Given material
— START —
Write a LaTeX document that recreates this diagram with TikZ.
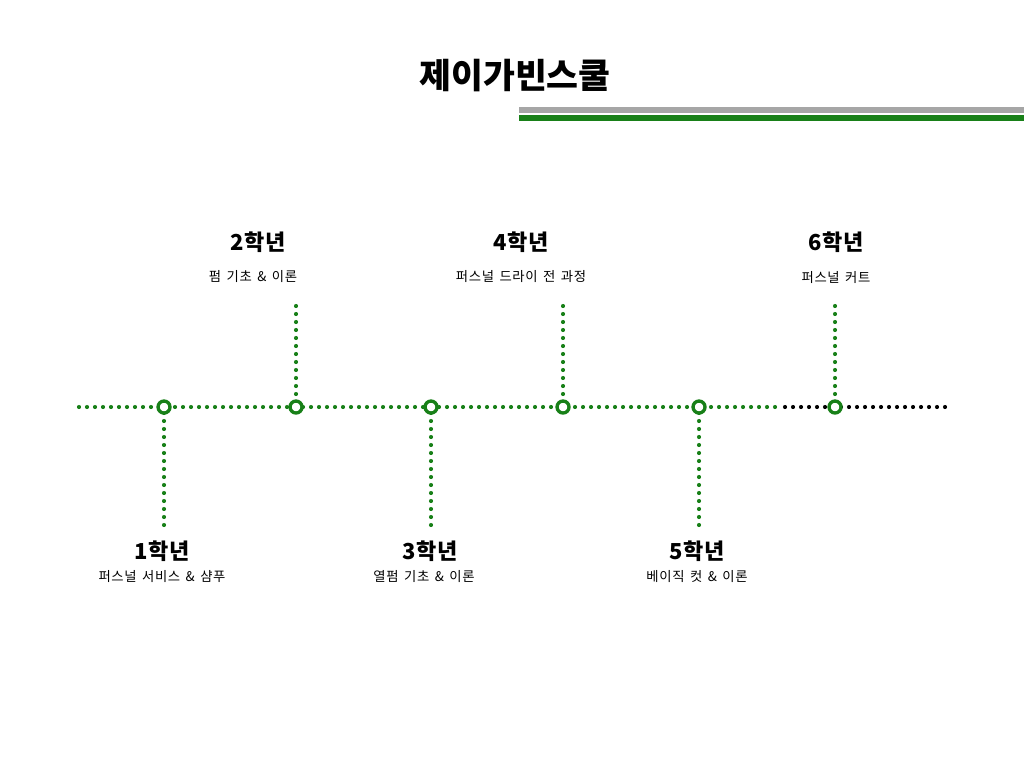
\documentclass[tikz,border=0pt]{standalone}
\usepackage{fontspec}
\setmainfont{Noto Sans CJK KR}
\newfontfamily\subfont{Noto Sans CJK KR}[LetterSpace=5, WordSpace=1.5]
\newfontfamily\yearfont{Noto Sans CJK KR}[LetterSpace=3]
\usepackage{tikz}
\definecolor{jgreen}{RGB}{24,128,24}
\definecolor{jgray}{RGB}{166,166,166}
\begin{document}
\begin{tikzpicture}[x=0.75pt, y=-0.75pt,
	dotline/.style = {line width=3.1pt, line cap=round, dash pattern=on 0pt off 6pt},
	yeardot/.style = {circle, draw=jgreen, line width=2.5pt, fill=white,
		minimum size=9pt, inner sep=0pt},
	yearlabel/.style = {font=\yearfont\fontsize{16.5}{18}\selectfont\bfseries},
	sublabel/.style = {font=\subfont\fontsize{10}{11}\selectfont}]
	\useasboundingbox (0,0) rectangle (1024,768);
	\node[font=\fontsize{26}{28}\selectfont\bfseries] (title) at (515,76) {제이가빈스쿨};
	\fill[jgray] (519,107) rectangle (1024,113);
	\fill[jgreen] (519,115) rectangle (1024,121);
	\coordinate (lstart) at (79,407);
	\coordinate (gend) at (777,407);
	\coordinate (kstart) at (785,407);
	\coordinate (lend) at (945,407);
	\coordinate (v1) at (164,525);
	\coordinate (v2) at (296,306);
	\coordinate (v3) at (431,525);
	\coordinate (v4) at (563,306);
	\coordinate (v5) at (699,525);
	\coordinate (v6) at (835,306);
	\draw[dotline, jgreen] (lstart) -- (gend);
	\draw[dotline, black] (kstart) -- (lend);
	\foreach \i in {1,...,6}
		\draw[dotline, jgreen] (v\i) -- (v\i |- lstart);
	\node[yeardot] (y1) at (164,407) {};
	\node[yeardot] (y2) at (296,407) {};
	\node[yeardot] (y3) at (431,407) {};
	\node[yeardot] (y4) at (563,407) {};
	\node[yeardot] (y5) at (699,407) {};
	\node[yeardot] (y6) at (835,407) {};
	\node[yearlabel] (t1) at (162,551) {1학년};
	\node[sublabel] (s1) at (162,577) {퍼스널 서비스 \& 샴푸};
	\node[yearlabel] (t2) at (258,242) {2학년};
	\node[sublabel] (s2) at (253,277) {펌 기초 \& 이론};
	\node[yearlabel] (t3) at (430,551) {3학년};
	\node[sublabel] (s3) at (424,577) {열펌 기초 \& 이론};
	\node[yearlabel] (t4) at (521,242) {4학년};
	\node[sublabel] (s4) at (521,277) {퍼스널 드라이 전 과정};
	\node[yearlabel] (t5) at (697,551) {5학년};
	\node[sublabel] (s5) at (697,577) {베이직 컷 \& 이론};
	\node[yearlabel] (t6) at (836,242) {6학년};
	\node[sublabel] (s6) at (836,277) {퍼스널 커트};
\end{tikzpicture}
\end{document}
— END —
Leaving the pictures aside, transcribe the entire listing exactly.

Result of the task
Write a LaTeX document that recreates this diagram with TikZ.
\documentclass[tikz,border=0pt]{standalone}
\usepackage{fontspec}
\setmainfont{Noto Sans CJK KR}
\newfontfamily\subfont{Noto Sans CJK KR}[LetterSpace=5, WordSpace=1.5]
\newfontfamily\yearfont{Noto Sans CJK KR}[LetterSpace=3]
\usepackage{tikz}
\definecolor{jgreen}{RGB}{24,128,24}
\definecolor{jgray}{RGB}{166,166,166}
\begin{document}
\begin{tikzpicture}[x=0.75pt, y=-0.75pt,
	dotline/.style = {line width=3.1pt, line cap=round, dash pattern=on 0pt off 6pt},
	yeardot/.style = {circle, draw=jgreen, line width=2.5pt, fill=white,
		minimum size=9pt, inner sep=0pt},
	yearlabel/.style = {font=\yearfont\fontsize{16.5}{18}\selectfont\bfseries},
	sublabel/.style = {font=\subfont\fontsize{10}{11}\selectfont}]
	\useasboundingbox (0,0) rectangle (1024,768);
	\node[font=\fontsize{26}{28}\selectfont\bfseries] (title) at (515,76) {제이가빈스쿨};
	\fill[jgray] (519,107) rectangle (1024,113);
	\fill[jgreen] (519,115) rectangle (1024,121);
	\coordinate (lstart) at (79,407);
	\coordinate (gend) at (777,407);
	\coordinate (kstart) at (785,407);
	\coordinate (lend) at (945,407);
	\coordinate (v1) at (164,525);
	\coordinate (v2) at (296,306);
	\coordinate (v3) at (431,525);
	\coordinate (v4) at (563,306);
	\coordinate (v5) at (699,525);
	\coordinate (v6) at (835,306);
	\draw[dotline, jgreen] (lstart) -- (gend);
	\draw[dotline, black] (kstart) -- (lend);
	\foreach \i in {1,...,6}
		\draw[dotline, jgreen] (v\i) -- (v\i |- lstart);
	\node[yeardot] (y1) at (164,407) {};
	\node[yeardot] (y2) at (296,407) {};
	\node[yeardot] (y3) at (431,407) {};
	\node[yeardot] (y4) at (563,407) {};
	\node[yeardot] (y5) at (699,407) {};
	\node[yeardot] (y6) at (835,407) {};
	\node[yearlabel] (t1) at (162,551) {1학년};
	\node[sublabel] (s1) at (162,577) {퍼스널 서비스 \& 샴푸};
	\node[yearlabel] (t2) at (258,242) {2학년};
	\node[sublabel] (s2) at (253,277) {펌 기초 \& 이론};
	\node[yearlabel] (t3) at (430,551) {3학년};
	\node[sublabel] (s3) at (424,577) {열펌 기초 \& 이론};
	\node[yearlabel] (t4) at (521,242) {4학년};
	\node[sublabel] (s4) at (521,277) {퍼스널 드라이 전 과정};
	\node[yearlabel] (t5) at (697,551) {5학년};
	\node[sublabel] (s5) at (697,577) {베이직 컷 \& 이론};
	\node[yearlabel] (t6) at (836,242) {6학년};
	\node[sublabel] (s6) at (836,277) {퍼스널 커트};
\end{tikzpicture}
\end{document}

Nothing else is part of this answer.